Para além da verba 27.1 da TGIS, a única referência ao trespasse que é feita pela lei fiscal é a constante do artigo 16.º do respetivo Código, epigrafado como "valor tributável dos estabelecimentos comerciais, industriais ou agrícolas", preceito legal incluído na Secção II – artigos 13.º a 21.º - do respetivo Capítulo III, a qual disciplina o valor tributável nas transmissões gratuitas, e cujo conteúdo não é suficientemente esclarecedor para efeitos da questão em apreciação. Nestes termos, é por demais evidente que, de longe, o maior contributo legal para a caracterização do trespasse provém não só do Direito Civil, mas mais especificamente do Regime do Arrendamento Urbano, no qual, ainda hoje, e em legislação recentíssima, e disciplinado de forma muito detalhada. Significa isto que, na base da lei vigente em Portugal, não se pode falar de trespasses de estabelecimento comercial, industrial ou agrícola sem neles envolver bens imóveis, sobre os quais hajam sido celebrados contratos de arrendamento.

Dito de outro modo, em face da lei atual, não se afigura aceitável sustentar a tributação, em sede de imposto do selo, de trespasses que não integrem uma situação de arrendamento urbano para fins não habitacionais.

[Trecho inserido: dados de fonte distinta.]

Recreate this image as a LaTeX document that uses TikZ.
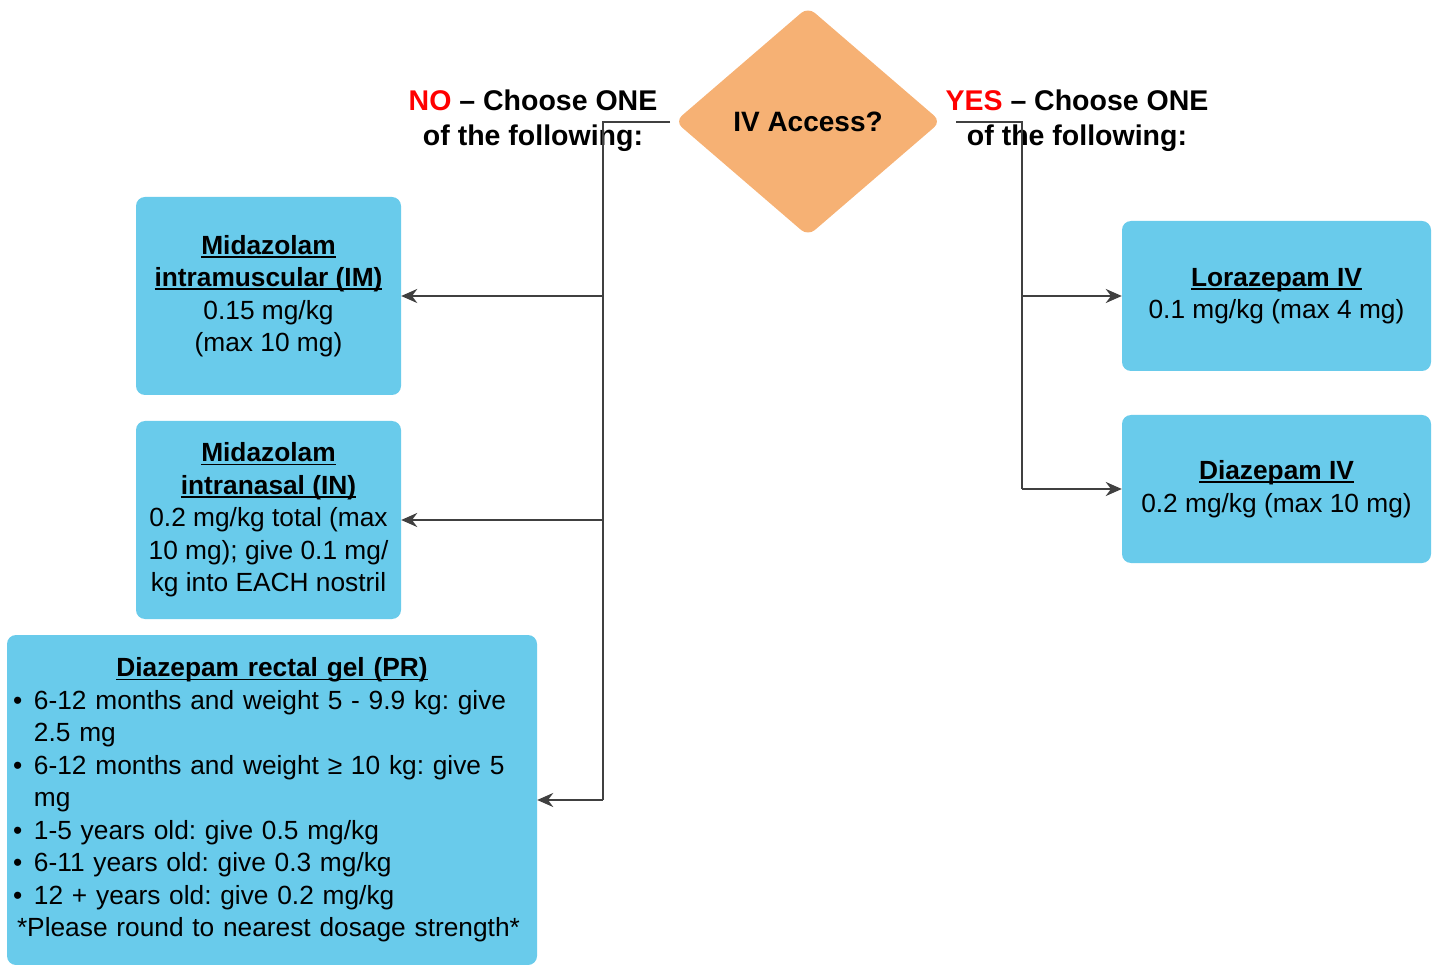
\documentclass[tikz,border=0pt]{standalone}
\usepackage{fontspec}
\setmainfont{Liberation Sans}
\usetikzlibrary{shapes.geometric,arrows.meta}
\definecolor{boxblue}{HTML}{69CBEB}
\definecolor{decorange}{HTML}{F6B174}
\definecolor{linegray}{HTML}{404040}
\definecolor{answerred}{HTML}{FF0000}
\frenchspacing
% bold title with a rule set close under the baseline
\newcommand{\drugtitle}[1]{{\setbox0\hbox{\bfseries #1}%
  \rlap{\rule[-3.5pt]{\wd0}{1.7pt}}\box0}}
\newcommand{\bul}{\makebox[23pt][l]{\hspace{2pt}\textbullet}}
\newcommand{\hang}{\hspace*{23pt}}
\begin{document}
\begin{tikzpicture}[x=1pt,y=-1pt,
  dose/.style={fill=boxblue, rounded corners=9pt, align=center,
    font=\fontsize{26.3}{32.5}\selectfont, inner sep=0pt},
  decision/.style={shape=diamond, fill=decorange, rounded corners=9pt,
    minimum width=266pt, minimum height=229pt, inner sep=0pt,
    font=\fontsize{28}{34}\selectfont\bfseries},
  branchlabel/.style={font=\fontsize{28.5}{35}\selectfont\bfseries, align=center},
  trunk/.style={draw=linegray, line width=2.4pt},
  link/.style={draw=linegray, line width=2.4pt, -{Stealth[length=16pt,width=14pt]}}]
\useasboundingbox (0,0) rectangle (1436,965);

% decision
\node[decision] (iv) at (808,121.5) {IV Access?};

% branch captions
\node[branchlabel] (nolab) at (533,121)
  {{\color{answerred}NO} -- Choose ONE\\of the following:};
\node[branchlabel] (yeslab) at (1077,121)
  {{\color{answerred}YES} -- Choose ONE\\of the following:};

% NO branch: treatment boxes
\node[dose, minimum width=265pt, minimum height=198pt] (im) at (268.5,296)
  {\drugtitle{Midazolam}\\\drugtitle{intramuscular (IM)}\\0.15 mg/kg\\(max 10 mg)};
\node[dose, minimum width=265pt, minimum height=198pt] (in) at (268.5,520)
  {\drugtitle{Midazolam}\\\drugtitle{intranasal (IN)}\\0.2 mg/kg total (max\\10 mg); give 0.1 mg/\\kg into EACH nostril};
\node[dose, minimum width=530pt, minimum height=330pt, align=left,
      text width=522pt] (pr) at (272,800)
  {\makebox[522pt][c]{\drugtitle{Diazepam rectal gel (PR)}}\\
   \bul 6-12 months and weight 5 - 9.9 kg: give\\
   \hang 2.5 mg\\
   \bul 6-12 months and weight ≥ 10 kg: give 5\\
   \hang mg\\
   \bul 1-5 years old: give 0.5 mg/kg\\
   \bul 6-11 years old: give 0.3 mg/kg\\
   \bul 12 + years old: give 0.2 mg/kg\\
   \hspace*{6pt}*Please round to nearest dosage strength*};

% YES branch: treatment boxes
\node[dose, minimum width=309pt, minimum height=150pt] (lz) at (1276.5,296)
  {\drugtitle{Lorazepam IV}\\0.1 mg/kg (max 4 mg)};
\node[dose, minimum width=309pt, minimum height=148pt] (dz) at (1276.5,489)
  {\drugtitle{Diazepam IV}\\0.2 mg/kg (max 10 mg)};

% connector junctions
\coordinate (nstart) at (670,122);
\coordinate (ncorner) at (603,122);
\coordinate (nim) at (603,296);
\coordinate (nin) at (603,520);
\coordinate (npr) at (603,800);
\coordinate (ystart) at (956,122);
\coordinate (ycorner) at (1022,122);
\coordinate (ylz) at (1022,296);
\coordinate (ydz) at (1022,489);

% NO connectors
\draw[trunk] (nstart) -- (ncorner) -- (npr);
\draw[link] (nim) -- (im.east);
\draw[link] (nin) -- (in.east);
\draw[link] (npr) -- (pr.east);

% YES connectors
\draw[trunk] (ystart) -- (ycorner) -- (ydz);
\draw[link] (ylz) -- (lz.west);
\draw[link] (ydz) -- (dz.west);
\end{tikzpicture}
\end{document}
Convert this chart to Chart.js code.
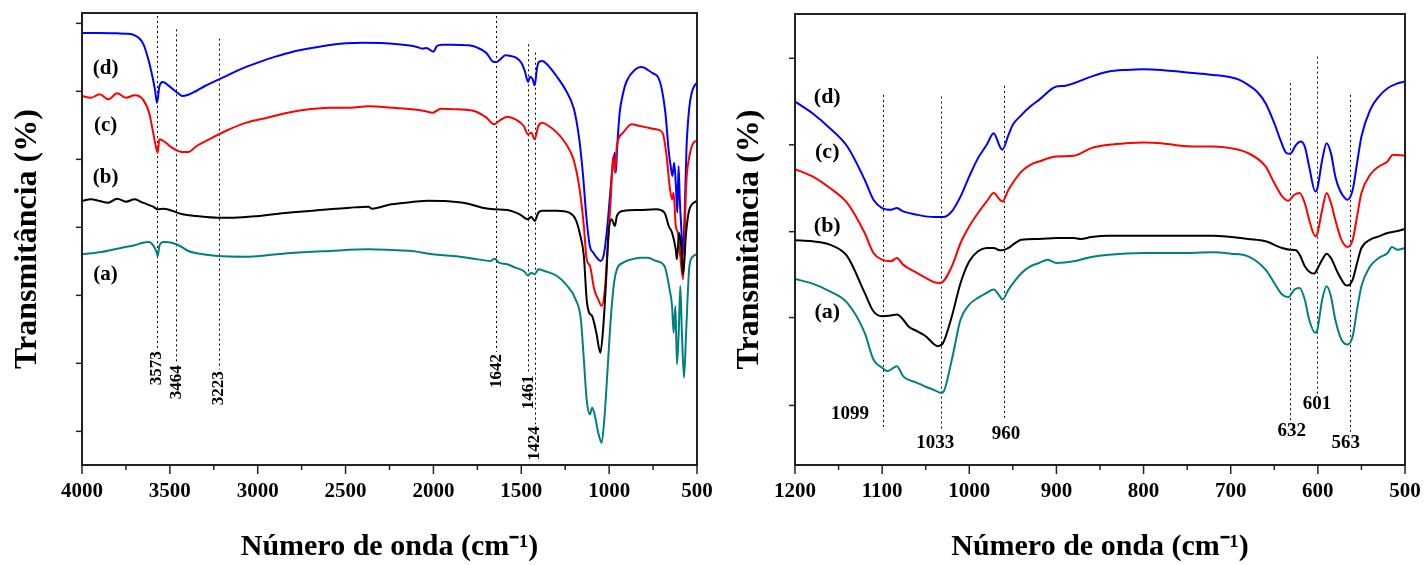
<!DOCTYPE html>
<html><head><meta charset="utf-8">
<script src="https://cdn.jsdelivr.net/npm/chart.js@4/dist/chart.umd.min.js"></script>
<style>
html,body{margin:0;padding:0;background:#fff;}
#wrap{position:relative;width:1426px;height:565px;overflow:hidden;}
.panel{position:absolute;top:0;width:713px;height:565px;}
</style></head><body>
<div id="wrap">
<div class="panel" style="left:0"><canvas id="c1" width="713" height="565"></canvas></div>
<div class="panel" style="left:713px"><canvas id="c2" width="713" height="565"></canvas></div>
</div>
<script>
// ---------- LEFT PANEL DATA (4000-500 cm-1) ----------
const leftWnD = [4000,3900,3800,3750,3700,3650,3620,3600,3585,3573,3560,3540,3500,3450,3430,3400,3350,3300,3200,3100,3000,2900,2800,2700,2600,2500,2400,2300,2200,2100,2060,2040,2000,1980,1950,1900,1800,1750,1700,1660,1640,1620,1590,1560,1530,1500,1480,1461,1450,1435,1424,1410,1400,1380,1350,1300,1250,1200,1170,1150,1130,1110,1090,1070,1050,1030,1010,1000,980,968,962,955,940,920,900,850,820,800,780,750,720,700,680,660,650,640,630,620,612,605,598,590,580,570,560,545,530,515,500];
const leftTD = [129.9,129.9,129.8,129.7,129.2,126.5,121.5,117,113,109,113.8,115.2,113.8,111.7,111,111.3,112.5,114,116.5,119,121,122.8,124.3,125.3,126.2,126.8,127,126.9,126.5,125.8,125.2,125.4,124.3,126,126.4,126.4,126.2,125.5,124,121.3,121.2,122,123.2,123,122.5,121,118.5,115.2,116.8,116,114.2,119.5,121.2,121.5,120.3,117,113,107,98,88,75,66,64,62.5,61.5,63.5,72,78,90,94,88,95,106,112,115.5,119,119.7,119.5,118.8,117.8,116.5,113,106,94,90,87,91,84,76,90,80,72,63.5,76,95,107,112,114,115];

const leftWnC = [4000,3950,3900,3850,3800,3750,3700,3654,3618,3595,3576,3569,3560,3536,3489,3428,3395,3348,3277,3183,3065,2947,2829,2711,2593,2476,2370,2240,2122,2051,2004,1957,1863,1769,1698,1656,1627,1580,1533,1486,1462,1443,1424,1403,1380,1344,1297,1250,1203,1168,1144,1128,1109,1085,1062,1043,1026,1010,991,977,967,956,920,873,826,779,732,696,673,656,642,633,621,609,597,579,562,543,520,503];
const leftTC = [111,110.5,111.5,110,111.8,110.5,111.2,110,106,100,95,94,98,97.5,95.5,94.2,94.2,96,98,100.5,103,104.5,106,107,107.5,107.5,107.9,107.5,107,106.5,106,107.2,107,106.5,104.5,102.5,103.5,104.8,104,102,99.5,100,98,102,103,102,100,97,92,83,72,62,60,53,50,48,52,64,80,93,88,96,100,102.5,102,101.5,101,100,93,84,80,82,72,70,64,56,84,93,97,97.5];

const leftWnB = [4000,3950,3900,3850,3800,3750,3700,3654,3595,3569,3536,3428,3348,3230,3135,2994,2829,2593,2476,2370,2350,2240,2122,2028,1934,1816,1722,1656,1580,1509,1462,1443,1424,1403,1380,1297,1227,1191,1168,1144,1128,1114,1097,1073,1050,1033,1019,1003,986,967,956,920,826,732,685,661,642,621,614,602,590,579,562,543,503];
const leftTB = [79.5,80,79.5,79,80.2,79.3,80,79,77.8,77,77.2,75.5,75,74.5,74.5,75,76,77,77.5,77.8,77.2,78.5,79.2,79.6,79.5,78.8,77.5,77,76.8,75.5,74,74.8,73.5,76,76.6,76.6,76,74,70,63,50,46,45,40,34,42,54,70,74,72,75,76.5,76.8,77,76,72,70,65,62,70,66,57.5,70,77,79.5];

const leftWnA = [4000,3890,3772,3701,3654,3618,3595,3578,3569,3560,3536,3489,3442,3395,3348,3230,3065,2947,2829,2593,2370,2240,2122,2004,1886,1769,1674,1651,1627,1580,1533,1486,1462,1443,1424,1403,1368,1297,1238,1191,1161,1144,1128,1109,1097,1085,1062,1043,1026,1010,991,972,956,920,873,826,779,732,685,656,642,633,623,614,604,595,586,574,562,543,520,503];
const leftTA = [63.5,64.2,65.5,66.2,67,67.2,66.2,64.5,63,66,67.2,67,66,64.5,63.8,63,62.8,63.2,63.8,64.5,65,64.8,64.5,63.5,63,62.2,61.5,62.2,61,60.5,59.5,58.5,57.2,58,57.5,59,58.5,57,54,50,44,32,20,15.5,17.5,16,10,7,15,28,44,55,59,61,62,62.5,62.5,61.5,60,53,48,40,48,30.5,40,54,40,26.5,40,60,63,63.5];

const leftXTicks = [4000,3500,3000,2500,2000,1500,1000,500];
const leftXMinor = [3750,3250,2750,2250,1750,1250,750];
const leftYTicks = [10.4,30.8,51.2,71.6,92,112.4,132.8];

const leftMarks = [3573,3464,3223,1642,1461,1424];
const leftMarkTop = [135,131,128.2,135,126.5,124];
const leftMarkBottom = [35,30.8,29,34.2,27.8,12.5];

const curveNames = ['(a)','(b)','(c)','(d)'];
const leftNameWn = 3866;
const leftNameT = [57.5,86.6,102.2,119.3];

// ---------- RIGHT PANEL DATA (1200-500 cm-1) ----------
const rightWnD = [1200,1180,1160,1140,1120,1110,1100,1090,1083,1076,1060,1050,1040,1030,1020,1010,1000,990,980,972,965,962,955,950,940,930,920,900,891,880,860,840,820,800,780,760,740,720,700,690,680,670,660,650,643,636,632,625,620,615,610,603,601,595,590,585,580,575,569,566,560,555,550,540,530,520,510,500];
const rightTD = [109.5,106,101.5,96,86,80,77.5,77,77.5,76.5,75.5,75,74.8,74.8,76.5,81,87,92.5,96.5,100,96,95,99.5,102.5,105.5,108,110,114,114.2,115,117,118.5,119,119.2,119,118.5,118,117.5,116.8,116,114.5,112.5,109,103,98,94,93.8,96.5,97.5,96,90,82.5,83,92,97,94,87,83,80.5,80,83,91,99,107,111,113.5,114.8,115.5];

const rightWnC = [1200,1180,1160,1140,1120,1110,1100,1090,1083,1076,1060,1050,1040,1033,1020,1010,1000,990,980,972,965,962,955,940,930,920,900,880,860,840,820,800,780,760,740,720,700,680,660,650,641,634,627,621,615,610,603,601,595,590,585,580,573,566,560,555,550,540,530,520,514,500];
const rightTC = [89.2,87,83.5,79,70,64,62,61.5,62.5,60.5,58,56.5,55.2,55,60,67,72,76,79.5,82,80,79.5,83,88.5,90.5,91.5,93,93.2,95.5,96.5,97,97.2,97,96.3,96,96,95.5,94,90,85,81,79.7,81.5,82,79,74,69,69.5,77,82,79,74,68,65.8,68,75,82,87.5,90,91.5,93.5,93.3];

const rightWnB = [1200,1180,1160,1140,1120,1110,1100,1090,1083,1076,1070,1060,1050,1040,1036,1030,1020,1010,1000,990,980,972,965,962,955,950,940,920,900,880,872,860,840,800,760,720,700,680,660,641,632,625,620,615,608,604,601,595,590,585,577,569,566,560,555,550,540,530,520,510,500];
const rightTB = [67.8,67.5,66.5,63,52,46.5,45,45.2,45.5,44,42,40.5,39,36.5,36,37,45,55,61.5,64.5,65.5,65.5,64.8,64.8,65.5,66.5,68,68.2,68.5,68.5,68.2,68.8,69.2,69.2,69.2,69.2,68.8,68.2,67.5,65.5,65,64.8,63,60,58,57.8,59,62,63.8,62.5,58,54.5,54.2,56,61,65.5,68,69,70,70.5,71.2];

const rightWnA = [1200,1180,1160,1140,1120,1110,1100,1094,1087,1083,1076,1060,1050,1040,1033,1030,1020,1010,1000,990,980,972,965,962,955,940,930,920,910,900,880,860,840,800,760,720,700,680,660,650,641,634,627,621,615,610,603,601,595,590,585,580,573,566,560,555,550,540,530,520,515,509,500];
const rightTA = [56.2,54.8,52.5,49,40,32,29.5,28.5,29.5,30,27,25,23.8,22.8,22,22.2,32,44,48.5,50.5,52,53,51,50,53,58,60,61,62,61,61.5,62.8,63.5,64,64,64.2,63.8,63,59,55,51.5,50.7,53,53.5,50,44,40,40.5,50,54,51,44,38,36.5,39,47,54,60,62.5,64,65.8,65,65.5];

const rightXTicks = [1200,1100,1000,900,800,700,600,500];
const rightXMinor = [1150,1050,950,850,750,650,550];
const rightYTicks = [18.2,44.6,70.4,96.5,122.5];

const rightMarks = [1099,1033,960,632,601,563];
const rightMarkTop = [111.5,111,114.2,115,123,111.5];
const rightMarkBottom = [11.5,11,13.8,12.5,21,10];
const rightMarkLabelWn = [1137,1039,958,630,601,568];
const rightMarkLabelT = [15.5,7,9.5,10.5,18.5,7];

const rightNameWn = 1163;
const rightNameT = [46.1,71.9,94.1,110.9];

// ---------- STYLE ----------
const SERIF = '"Liberation Serif","Times New Roman",serif';
const COLORS = {a:'#008080', b:'#000000', c:'#ff0000', d:'#0000ff'};

function series(wn, t){ return wn.map((w,i)=>({x:w, y:t[i]})); }

function decor(cfg){
  return {
    id:'decor',
    beforeDatasetsDraw(chart){
      const ctx = chart.ctx, xs = chart.scales.x, ys = chart.scales.y;
      ctx.save();
      ctx.strokeStyle = '#000'; ctx.lineWidth = 1; ctx.setLineDash([2,3]);
      cfg.marks.forEach((m,i)=>{
        const x = Math.round(xs.getPixelForValue(m)) + 0.5;
        ctx.beginPath();
        ctx.moveTo(x, ys.getPixelForValue(cfg.markTop[i]));
        ctx.lineTo(x, ys.getPixelForValue(cfg.markBottom[i]));
        ctx.stroke();
      });
      ctx.restore();
    },
    afterDraw(chart){
      const ctx = chart.ctx, xs = chart.scales.x, ys = chart.scales.y, a = chart.chartArea;
      ctx.save();
      ctx.strokeStyle = '#222'; ctx.lineWidth = 2; ctx.setLineDash([]);
      ctx.strokeRect(a.left, a.top, a.right - a.left, a.bottom - a.top);
      ctx.lineWidth = 1.5;
      cfg.xTicks.forEach(v=>{ const x = xs.getPixelForValue(v); ctx.beginPath(); ctx.moveTo(x, a.bottom); ctx.lineTo(x, a.bottom + 9); ctx.stroke(); });
      cfg.xMinor.forEach(v=>{ const x = xs.getPixelForValue(v); ctx.beginPath(); ctx.moveTo(x, a.bottom); ctx.lineTo(x, a.bottom + 5); ctx.stroke(); });
      cfg.yTicks.forEach(v=>{ const y = ys.getPixelForValue(v); ctx.beginPath(); ctx.moveTo(a.left - 6, y); ctx.lineTo(a.left, y); ctx.stroke(); });
      ctx.fillStyle = '#000';
      if (cfg.rotatedMarkLabels){
        ctx.font = 'bold 17px ' + SERIF;
        cfg.marks.forEach((m,i)=>{
          const x = xs.getPixelForValue(m);
          ctx.save();
          ctx.translate(x, ys.getPixelForValue(cfg.markBottom[i]) + 2);
          ctx.rotate(-Math.PI/2);
          ctx.textAlign = 'right'; ctx.textBaseline = 'middle';
          ctx.fillText(String(m), 0, 0);
          ctx.restore();
        });
      } else {
        ctx.font = 'bold 19px ' + SERIF;
        ctx.textAlign = 'center'; ctx.textBaseline = 'middle';
        cfg.marks.forEach((m,i)=>{
          ctx.fillText(String(m), xs.getPixelForValue(cfg.markLabelWn[i]), ys.getPixelForValue(cfg.markLabelT[i]));
        });
      }
      ctx.font = 'bold ' + cfg.nameSize + 'px ' + SERIF;
      ctx.textAlign = 'center'; ctx.textBaseline = 'middle';
      curveNames.forEach((n,i)=>{
        ctx.fillText(n, xs.getPixelForValue(cfg.nameWn), ys.getPixelForValue(cfg.nameT[i]));
      });
      ctx.restore();
    }
  };
}

function makeChart(id, cfg){
  return new Chart(document.getElementById(id), {
    type:'line',
    data:{datasets: cfg.series.map(s=>({
      label:s.name, data:series(s.wn, s.t), borderColor:s.color, backgroundColor:s.color,
      borderWidth:2, pointRadius:0, cubicInterpolationMode:'monotone', fill:false
    }))},
    options:{
      responsive:false, animation:false, devicePixelRatio:1,
      layout:{padding:{left:0, right:cfg.padRight, top:cfg.padTop, bottom:0}},
      plugins:{legend:{display:false}, tooltip:{enabled:false}},
      scales:{
        x:{
          type:'linear', reverse:true, min:cfg.xMin, max:cfg.xMax,
          afterFit:s=>{ s.height = 100; s.paddingLeft = 0; s.paddingRight = 0; },
          afterBuildTicks:s=>{ s.ticks = cfg.xTicks.map(v=>({value:v})); },
          grid:{display:false, drawTicks:false}, border:{display:false},
          ticks:{padding:14, maxRotation:0, autoSkip:false, color:'#000',
                 font:{family:SERIF, size:21, weight:'bold'}, callback:v=>String(v)},
          title:{display:true, text:'Número de onda (cm⁻¹)', color:'#000',
                 font:{family:SERIF, size:30, weight:'bold'}, padding:{top:0, bottom:0}}
        },
        y:{
          type:'linear', min:cfg.yMin, max:cfg.yMax,
          afterFit:s=>{ s.width = 82; s.paddingTop = 0; s.paddingBottom = 0; },
          afterBuildTicks:s=>{ s.ticks = cfg.yTicks.map(v=>({value:v})); },
          grid:{display:false, drawTicks:false}, border:{display:false},
          ticks:{display:false},
          title:{display:true, text:'Transmitância (%)', color:'#000',
                 font:{family:SERIF, size:32, weight:'bold'}, padding:{top:cfg.yTitlePad, bottom:0}}
        }
      }
    },
    plugins:[decor(cfg)]
  });
}

makeChart('c1', {
  series:[
    {name:'(a)', wn:leftWnA, t:leftTA, color:COLORS.a},
    {name:'(b)', wn:leftWnB, t:leftTB, color:COLORS.b},
    {name:'(c)', wn:leftWnC, t:leftTC, color:COLORS.c},
    {name:'(d)', wn:leftWnD, t:leftTD, color:COLORS.d}
  ],
  xMin:500, xMax:4000, yMin:0.3, yMax:135.9,
  xTicks:leftXTicks, xMinor:leftXMinor, yTicks:leftYTicks,
  marks:leftMarks, markTop:leftMarkTop, markBottom:leftMarkBottom, rotatedMarkLabels:true,
  nameWn:leftNameWn, nameT:leftNameT, nameSize:21,
  padRight:16, padTop:13, yTitlePad:9
});

makeChart('c2', {
  series:[
    {name:'(a)', wn:rightWnA, t:rightTA, color:COLORS.a},
    {name:'(b)', wn:rightWnB, t:rightTB, color:COLORS.b},
    {name:'(c)', wn:rightWnC, t:rightTC, color:COLORS.c},
    {name:'(d)', wn:rightWnD, t:rightTD, color:COLORS.d}
  ],
  xMin:500, xMax:1200, yMin:0.3, yMax:135.8,
  xTicks:rightXTicks, xMinor:rightXMinor, yTicks:rightYTicks,
  marks:rightMarks, markTop:rightMarkTop, markBottom:rightMarkBottom, rotatedMarkLabels:false,
  markLabelWn:rightMarkLabelWn, markLabelT:rightMarkLabelT,
  nameWn:rightNameWn, nameT:rightNameT, nameSize:22,
  padRight:21, padTop:14, yTitlePad:18
});
</script>
</body></html>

Refira-se que a situação concreta em apreciação é, ainda assim, sujeita a imposto do selo, não na base da verba 27 da TGIS, mas sim na base da sua verba 1.1, em conjugação com a respetiva sujeição a IMT.

2. CONCLUSÃO

Em face da lei atual deve entender-se que só incide imposto do selo da verba 27.1 da TGIS sobre a constituição/aumento de capital social de uma sociedade em que se verifica que a entrada de um ou mais sócios é realizada em espécie, mediante a transferência para a nova sociedade do património (ativo e passivo) que constitui o estabelecimento comercial do(s) contribuinte(s), quando o mesmo integre a transmissão do direito de arrendamento urbano para fins não habitacionais.